В сцене разговора аристократ Альтамира, приговоренный к смерти на своей родине, сетует на то, что в их время – напомним, действие происходит в эпоху Реставрации между 1815 и 1830 годами – больше нет по-настоящему жестоких людей, тех, кто, подобно гурману, умеет наслаждаться своими агрессивными импульсами: «Никаких подлинных страстей в XIX веке нет. Потому-то так и скучают во Франции. Совершают ужаснейшие жестокости, и при этом без всякой жестокости»[98]. В ходе изысканной беседы, свидетелем, точнее, слушателем которой становится юная Матильда, Жюльен выражает свое согласие с Альтамирой и прерывает его речь следующими словами: «Уж если совершать преступления, то надо их совершать с радостью, а без этого что в них хорошего: если их хоть чем-нибудь можно оправдать, так только этим»[99]. Итак, с одной стороны, молодой человек, который хладнокровно рассчитывает на свое социальное продвижение и использует для этого Матильду, формулирует современную программу жестокости с присущим ей оттенком цинизма, подкрепленным жаждой власти. Она оправдывается как подлинная исключительно благодаря ощущению удовольствия и поэтому включает в себя опыт «реального». С другой стороны, этот взгляд сам по себе романтичен, поскольку он отвергает рациональный расчет в жестокости – которым руководствуется Жюльен по отношению к Матильде – и допускает жестокий поступок только в том случае, если он возникает из субъективного, полностью индивидуального, бесполезного и «подлинного» желания.

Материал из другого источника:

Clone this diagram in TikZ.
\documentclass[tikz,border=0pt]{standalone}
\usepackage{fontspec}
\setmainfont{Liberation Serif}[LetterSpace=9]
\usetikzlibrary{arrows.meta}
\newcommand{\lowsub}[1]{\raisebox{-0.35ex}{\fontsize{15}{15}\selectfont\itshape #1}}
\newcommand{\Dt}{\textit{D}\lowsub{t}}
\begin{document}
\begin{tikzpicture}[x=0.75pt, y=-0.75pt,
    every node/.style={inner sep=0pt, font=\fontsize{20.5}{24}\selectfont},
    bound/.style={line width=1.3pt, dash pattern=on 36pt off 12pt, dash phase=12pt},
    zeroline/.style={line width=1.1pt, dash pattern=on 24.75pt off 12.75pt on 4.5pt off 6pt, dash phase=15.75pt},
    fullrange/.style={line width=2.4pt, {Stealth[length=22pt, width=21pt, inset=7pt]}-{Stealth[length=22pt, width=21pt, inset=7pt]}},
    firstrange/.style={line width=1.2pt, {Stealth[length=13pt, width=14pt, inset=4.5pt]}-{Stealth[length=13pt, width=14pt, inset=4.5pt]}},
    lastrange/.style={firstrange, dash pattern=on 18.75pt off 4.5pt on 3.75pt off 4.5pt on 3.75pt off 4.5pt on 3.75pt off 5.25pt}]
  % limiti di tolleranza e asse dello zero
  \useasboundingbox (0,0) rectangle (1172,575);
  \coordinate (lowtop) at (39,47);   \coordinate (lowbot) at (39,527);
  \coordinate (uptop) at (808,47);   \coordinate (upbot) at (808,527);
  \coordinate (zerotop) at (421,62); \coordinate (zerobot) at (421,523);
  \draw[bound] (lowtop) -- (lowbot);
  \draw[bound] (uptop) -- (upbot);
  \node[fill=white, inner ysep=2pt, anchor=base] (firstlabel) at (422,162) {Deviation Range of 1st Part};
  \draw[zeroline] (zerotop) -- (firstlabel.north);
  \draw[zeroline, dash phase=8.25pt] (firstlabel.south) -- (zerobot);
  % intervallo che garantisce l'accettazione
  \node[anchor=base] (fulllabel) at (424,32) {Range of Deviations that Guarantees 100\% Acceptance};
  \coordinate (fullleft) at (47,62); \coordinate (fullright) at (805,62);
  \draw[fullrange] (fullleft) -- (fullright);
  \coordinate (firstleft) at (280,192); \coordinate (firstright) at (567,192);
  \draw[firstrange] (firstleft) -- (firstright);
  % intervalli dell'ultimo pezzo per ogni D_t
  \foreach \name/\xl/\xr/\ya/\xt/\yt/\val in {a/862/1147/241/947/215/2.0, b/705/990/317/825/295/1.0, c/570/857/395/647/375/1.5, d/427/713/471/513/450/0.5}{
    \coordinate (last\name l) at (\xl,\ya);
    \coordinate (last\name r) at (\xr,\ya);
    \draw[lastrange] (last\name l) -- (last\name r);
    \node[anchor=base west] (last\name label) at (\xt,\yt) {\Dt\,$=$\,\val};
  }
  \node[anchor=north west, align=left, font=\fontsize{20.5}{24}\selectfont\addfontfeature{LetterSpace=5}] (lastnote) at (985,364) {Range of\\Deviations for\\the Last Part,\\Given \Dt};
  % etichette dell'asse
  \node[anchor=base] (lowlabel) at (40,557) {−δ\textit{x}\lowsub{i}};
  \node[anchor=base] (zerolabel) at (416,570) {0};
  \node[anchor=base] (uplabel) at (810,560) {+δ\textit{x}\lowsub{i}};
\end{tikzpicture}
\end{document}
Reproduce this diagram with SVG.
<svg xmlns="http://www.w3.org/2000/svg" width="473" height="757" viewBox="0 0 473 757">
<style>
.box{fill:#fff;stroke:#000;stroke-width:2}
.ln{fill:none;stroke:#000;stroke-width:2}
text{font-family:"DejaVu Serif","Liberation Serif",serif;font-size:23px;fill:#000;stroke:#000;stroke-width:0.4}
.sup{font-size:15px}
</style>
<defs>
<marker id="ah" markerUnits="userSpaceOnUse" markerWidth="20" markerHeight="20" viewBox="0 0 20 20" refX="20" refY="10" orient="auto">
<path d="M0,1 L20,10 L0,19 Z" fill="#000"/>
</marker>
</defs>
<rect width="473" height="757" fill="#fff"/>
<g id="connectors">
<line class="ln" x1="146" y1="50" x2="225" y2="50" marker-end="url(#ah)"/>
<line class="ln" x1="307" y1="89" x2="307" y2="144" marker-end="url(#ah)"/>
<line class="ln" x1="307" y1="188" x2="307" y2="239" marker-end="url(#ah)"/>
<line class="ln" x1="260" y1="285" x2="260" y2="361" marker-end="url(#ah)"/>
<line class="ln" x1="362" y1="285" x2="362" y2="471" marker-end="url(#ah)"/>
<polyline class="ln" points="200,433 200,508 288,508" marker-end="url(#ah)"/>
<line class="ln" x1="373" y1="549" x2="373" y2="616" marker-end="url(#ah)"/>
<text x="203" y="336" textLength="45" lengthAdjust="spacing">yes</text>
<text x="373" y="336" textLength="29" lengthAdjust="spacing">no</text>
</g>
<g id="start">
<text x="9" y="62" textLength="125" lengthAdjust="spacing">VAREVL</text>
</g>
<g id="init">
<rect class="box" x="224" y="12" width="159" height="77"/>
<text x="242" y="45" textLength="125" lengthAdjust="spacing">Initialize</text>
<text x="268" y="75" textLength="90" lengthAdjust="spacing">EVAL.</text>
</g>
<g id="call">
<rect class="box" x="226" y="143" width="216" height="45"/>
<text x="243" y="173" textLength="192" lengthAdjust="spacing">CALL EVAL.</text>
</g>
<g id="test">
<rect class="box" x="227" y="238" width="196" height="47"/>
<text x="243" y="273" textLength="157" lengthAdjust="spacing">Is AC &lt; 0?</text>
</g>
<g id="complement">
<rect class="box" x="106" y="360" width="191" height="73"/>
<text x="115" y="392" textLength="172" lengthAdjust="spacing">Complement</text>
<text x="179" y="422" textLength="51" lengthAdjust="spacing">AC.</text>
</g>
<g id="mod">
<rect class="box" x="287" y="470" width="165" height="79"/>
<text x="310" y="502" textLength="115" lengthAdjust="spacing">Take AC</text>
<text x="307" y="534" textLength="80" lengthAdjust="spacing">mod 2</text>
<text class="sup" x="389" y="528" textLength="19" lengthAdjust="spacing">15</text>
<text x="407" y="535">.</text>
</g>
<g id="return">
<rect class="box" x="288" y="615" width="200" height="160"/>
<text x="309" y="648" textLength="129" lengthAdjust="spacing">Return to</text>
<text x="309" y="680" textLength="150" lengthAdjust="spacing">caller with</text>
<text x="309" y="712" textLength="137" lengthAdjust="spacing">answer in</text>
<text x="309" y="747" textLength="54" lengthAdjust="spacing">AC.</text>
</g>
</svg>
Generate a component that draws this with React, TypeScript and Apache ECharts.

Хеннинг Риттер говорит о характерном для Стендаля «культе страсти» и «бегстве от времени, в котором ему суждено было жить и против бесстрастности которого он протестовал». Риттер интерпретирует эту позицию, приписываемую Стендалю, как протест против духа капиталистической деловитости, которая «даже в самых жестоких делах […] не хочет пачкать руки»[100]. Тем самым Риттер косвенно обращается к жестокому коллективному деянию, наивысшей точкой которого стал холокост – массовое уничтожение европейских евреев. При этом остается открытым вопрос, не являются ли эти две формы жестокости, одна – беспристрастная, основанная на холодном расчете, и другая – аффективная, двумя темными сторонами современной западной культуры, неоднократно пересекавшимися в определенных исторических ситуациях. Для мыслителей так называемой консервативной революции, которые в основном придерживались позиции холодного расчета, сокрытие и подавление аффектов должно, вероятно, играть весьма существенную роль (см. главу 3). Этот процесс метафорически описан в сказке Вильгельма Гауфа «Холодное сердце». Подобно тому как в «Фаусте» Гёте человек по договору с дьяволом продает свою душу, в сказке Гауфа происходит символическая замена сердца:
– Смотри! – говорил Михель. – Все эти люди отбросили свои страхи и заботы! Ни одно из этих сердец не волнует больше своих хозяев. Они спровадили из дому беспокойного гостя и чувствуют себя прекрасно!
– Что же они носят в груди вместо сердца? – дрожащим голосом спросил Петер: у него просто голова закружилась от всего этого.
– Вот что, – сказал Михель, выдвинул ящик в шкафу и протянул Петеру… каменное сердце![101]